Venus her myrtle, Phoebus has her Bays
Tea both excels, which she vouchsafes to praise.

We found Waller’s lines coming to mind many times afterward, when we had come to discover them in a dusty tome of 1662 which we found for a penny in a book-stall and added it to tea-ana! And what response to the memory of Camberwell adventures was evoked when, home again in our own country, we chanced upon Thomas’s “Massachusetts Spy” and read therein that touching farewell to tea!

Farewell, the teaboard with its equipage
Of cups and saucers, cream bucket and sugar tongs,
The pretty tea-chest also lately stored
With Hyson, Congo and best Double Fine.

We began then with enthusiasm to read up on tea. It behooved us to begin with the “tea-party” episodes our host in Camberwell had hinted at as neglected by our histories. For one thing, there were the autographs to be sought of many of the revolutionary participants. We found a book on the subject, long since out of print, and many a hint was contained therein. This was “Tea Leaves” by Francis S. Drake, “Being a collection of letters and documents relating to the Shipment of Tea to the American Colonies in the year 1773, by the East India Tea Company.” There we found many portraits, facsimile signatures, etc. It is a book worth looking for. Our copy cost us but two dollars. On a fly-leaf some one—not the poet himself, alas!—had copied these lines of Oliver Wendell Holmes’s “A Ballad of the Boston Tea Party”:

No! never such a draught was poured
Since Hebe served with nectar
The bright Olympians and their lord
Her over-kind protector;
Since Father Noah squeezed the grape
And took to such behaving,
As would have shamed our grandsire ape,
Before the days of shaving;
No, ne’er was mingled such a draught,
In palace, hall or arbor
As freemen brewed and tyrants quaffed
That night in Boston Harbor!

And how completely the old rancor of it is gone in these days when our hearts beat in unison with the hearts of our British cousins! How different are our tea-parties to-day, American and Britisher, brother and brother!

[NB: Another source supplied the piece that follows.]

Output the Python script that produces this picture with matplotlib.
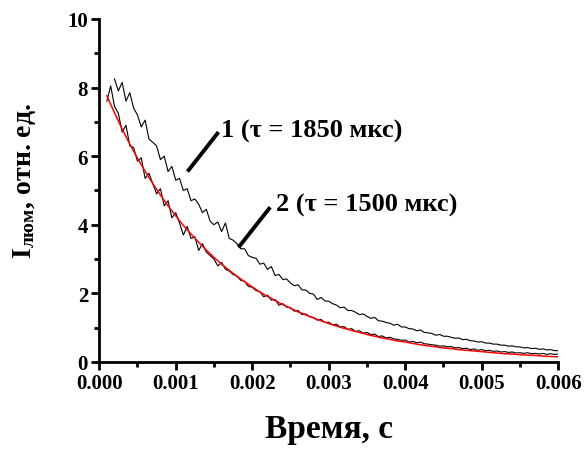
import numpy as np
import matplotlib
matplotlib.use("Agg")
import matplotlib.pyplot as plt
from matplotlib.ticker import MultipleLocator, FormatStrFormatter

plt.rcParams['font.family'] = ['Liberation Serif', 'DejaVu Serif']
plt.rcParams['font.weight'] = 'bold'
plt.rcParams['mathtext.fontset'] = 'custom'
plt.rcParams['mathtext.rm'] = 'Liberation Serif:bold'
plt.rcParams['mathtext.bf'] = 'Liberation Serif:bold'
plt.rcParams['mathtext.it'] = 'Liberation Serif:bold'

# кривая 1 (tau = 1850 мкс), шаг 50 мкс, начало 0.2 мс
t1_start, t_end = 0.0002, 0.006
curve1 = [8.25, 7.90, 8.15, 7.60, 7.85, 7.40, 7.20, 6.85, 7.05, 6.50,
          6.40, 6.30, 5.90, 6.00, 5.55, 5.70, 5.30, 5.35, 5.00, 5.05,
          4.70, 4.75, 4.60, 4.35, 4.45, 4.10, 4.00, 4.08, 3.80, 4.05,
          3.60, 3.55, 3.45, 3.30, 3.30, 3.10, 3.05, 3.02, 2.85, 2.88,
          2.70, 2.78, 2.52, 2.55, 2.40, 2.42, 2.30, 2.22, 2.25, 2.10,
          2.10, 2.00, 1.98, 1.82, 1.88, 1.78, 1.77, 1.70, 1.66, 1.58,
          1.60, 1.50, 1.50, 1.45, 1.38, 1.40, 1.33, 1.27, 1.30, 1.20,
          1.19, 1.15, 1.13, 1.07, 1.10, 1.02, 1.02, 0.97, 0.96, 0.91,
          0.93, 0.86, 0.85, 0.83, 0.78, 0.80, 0.75, 0.75, 0.72, 0.69,
          0.70, 0.65, 0.66, 0.62, 0.61, 0.58, 0.59, 0.55, 0.55, 0.52,
          0.52, 0.49, 0.49, 0.46, 0.47, 0.44, 0.44, 0.41, 0.42, 0.39,
          0.40, 0.37, 0.38, 0.35, 0.36, 0.33, 0.33]

# кривая 2 (tau = 1500 мкс), шаг 50 мкс, начало 0.1 мс
t2_start = 0.0001
curve2 = [7.60, 8.05, 7.45, 7.25, 6.70, 6.90, 6.30, 6.25, 5.85, 5.95,
          5.35, 5.50, 5.20, 4.90, 5.05, 4.55, 4.70, 4.20, 4.35, 4.05,
          3.70, 3.95, 3.60, 3.65, 3.25, 3.45, 3.20, 3.10, 3.00, 2.80,
          2.90, 2.70, 2.65, 2.55, 2.50, 2.38, 2.35, 2.20, 2.18, 2.08,
          2.05, 1.90, 1.95, 1.80, 1.82, 1.65, 1.70, 1.60, 1.58, 1.48,
          1.50, 1.38, 1.40, 1.32, 1.30, 1.22, 1.24, 1.15, 1.16, 1.08,
          1.10, 1.02, 1.03, 0.95, 0.97, 0.89, 0.91, 0.84, 0.86, 0.80,
          0.81, 0.74, 0.76, 0.70, 0.72, 0.67, 0.66, 0.63, 0.64, 0.58,
          0.60, 0.56, 0.58, 0.53, 0.52, 0.50, 0.49, 0.46, 0.47, 0.44,
          0.45, 0.41, 0.42, 0.39, 0.40, 0.36, 0.38, 0.34, 0.36, 0.33,
          0.34, 0.31, 0.32, 0.29, 0.30, 0.28, 0.29, 0.26, 0.27, 0.25,
          0.27, 0.24, 0.25, 0.23, 0.25, 0.22, 0.24, 0.22, 0.23]

# аппроксимация кривой 2, шаг 100 мкс
fit2 = [7.76, 7.26, 6.79, 6.35, 5.94, 5.56, 5.20, 4.87, 4.55, 4.26,
        3.98, 3.73, 3.49, 3.26, 3.05, 2.85, 2.67, 2.50, 2.34, 2.19,
        2.04, 1.91, 1.79, 1.67, 1.57, 1.46, 1.37, 1.28, 1.20, 1.12,
        1.05, 0.98, 0.92, 0.86, 0.80, 0.75, 0.70, 0.66, 0.61, 0.58,
        0.54, 0.50, 0.47, 0.44, 0.41, 0.39, 0.36, 0.34, 0.32, 0.30,
        0.28, 0.26, 0.24, 0.23, 0.21, 0.20, 0.19, 0.17, 0.16, 0.15]

label1 = '1 (τ = 1850 мкс)'
label2 = '2 (τ = 1500 мкс)'

t1 = np.linspace(t1_start, t_end, len(curve1))
t2 = np.linspace(t2_start, t_end, len(curve2))
tf = np.linspace(t2_start, t_end, len(fit2))

fig = plt.figure(figsize=(5.87, 4.52), dpi=100)
ax = fig.add_axes([0.169, 0.197, 0.782, 0.759])

ax.plot(t1, curve1, color='black', lw=0.8)
ax.plot(t2, curve2, color='black', lw=0.8)
ax.plot(tf, fit2, color='red', lw=1.1)

# подписи с выносками
ax.plot([0.001154, 0.001559], [5.55, 6.70], color='black', lw=2.8, solid_capstyle='butt')
ax.plot([0.001821, 0.002235], [3.34, 4.51], color='black', lw=2.8, solid_capstyle='butt')
ax.text(0.00159, 6.74, label1, fontsize=19, fontweight='bold', va='center', ha='left')
ax.text(0.002314, 4.58, label2, fontsize=19, fontweight='bold', va='center', ha='left')

ax.set_xlim(0, 0.006)
ax.set_ylim(0, 10)
ax.xaxis.set_major_locator(MultipleLocator(0.001))
ax.xaxis.set_minor_locator(MultipleLocator(0.0005))
ax.xaxis.set_major_formatter(FormatStrFormatter('%.3f'))
ax.yaxis.set_major_locator(MultipleLocator(2))
ax.yaxis.set_minor_locator(MultipleLocator(1))

for s in ['top', 'right']:
    ax.spines[s].set_visible(False)
for s in ['left', 'bottom']:
    ax.spines[s].set_linewidth(2)

ax.tick_params(which='major', direction='out', length=6, width=2, labelsize=15, pad=2)
ax.tick_params(which='minor', direction='out', length=3.5, width=2)
for lab in ax.get_xticklabels() + ax.get_yticklabels():
    lab.set_fontweight('bold')

ax.set_xlabel('Время, с', fontsize=24, fontweight='bold', labelpad=14)
ax.set_ylabel(r'$\mathbf{I}_{\mathbf{люм}}$, отн. ед.', fontsize=20, fontweight='bold')
ax.yaxis.set_label_coords(-0.133, 0.53)

fig.savefig('out.png', dpi=100)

When we began collecting tea things, we did not get everything we wanted! One of the tantalizing treasures beyond our reach was the poetical effusion of Mr. Nahum Tate, who lived from 1652 to 1715 and celebrated the beginning of the eighteenth century with “Panacea, a poem upon tea, with a discourse on its Sov’rain virtues; and directions in the use of it for health.” A greedy MÆcenas outbid us at the book auction where we thought only ourselves had discovered or could possibly wish to acquire it! With Dr. John Coakley Lettson’s “The Natural History of the Tea-Tree,” printed in London in 1799, we were more fortunate. Likewise Mr. T. Short’s “A Dissertation upon Tea, Explaining Its Nature and Properties, Showing from Philosophical Principles, the Various Effects It Has on Different Constitutions; Also a Discourse on Sage and Water,” produced in 1730, was ours for the expenditure of ten shillings, a rare piece of fortune coming to our door through the good graces of a Birmingham book-seller’s catalogue. I fancy good Queen Anne set the pace to second place for sage and water! We are still on the lookout for the “Treatise on the Inherent Qualities of the Tea-Herb,” by “A Gentleman of Cambridge,” whose scholarly effusion came from a London press in 1750.

In the course of our adventures at home we found that tea-collectors were more numerous than we should have dreamed them to be, perhaps because the subject embraced collecting in almost every field—furniture, old silver, china and pottery, pewter, brasses, books, prints, and what not; to say nothing of collectors of Oriental tea things, as, for instance, the lady who has seven hundred and thirty-two interesting Japanese tea-pots, the equally interesting lady who has a collection consisting of as fine as possible a tea-cup of every sort of porcelain and ware of which tea-cups have been fabricated since the memorable days following the presentation of two pounds of tea to King Charles II by the East India Company. Another collector has gotten together a great number of fine Japanese color-prints, the subjects of which have to do with the tea ceremony, and yet another gentleman “goes in” for the Cha-no-yu (tea ceremony) pottery of Japan. Probably the most interesting collection of tea-caddies in America is that owned by Mr. Frederick H. Howell of New York. Tea-caddies offer to the collector an entertaining hobby, for although they are by no means common, they are still to be “discovered” in many of those nooks that long since have, perhaps, given up other collectable things. I remember once dwelling with enthusiasm on the pleasures of collecting tea things.

“I have a little hobby along that line myself,” remarked one of the group, “teaspoons.”

“Don’t you have to be careful?” was the question the man next to him could not refrain from putting.

But perhaps our friends are not always as sympathetic with the collector’s pursuits or as courteously attentive, and there is always a time to stop before one becomes a bore!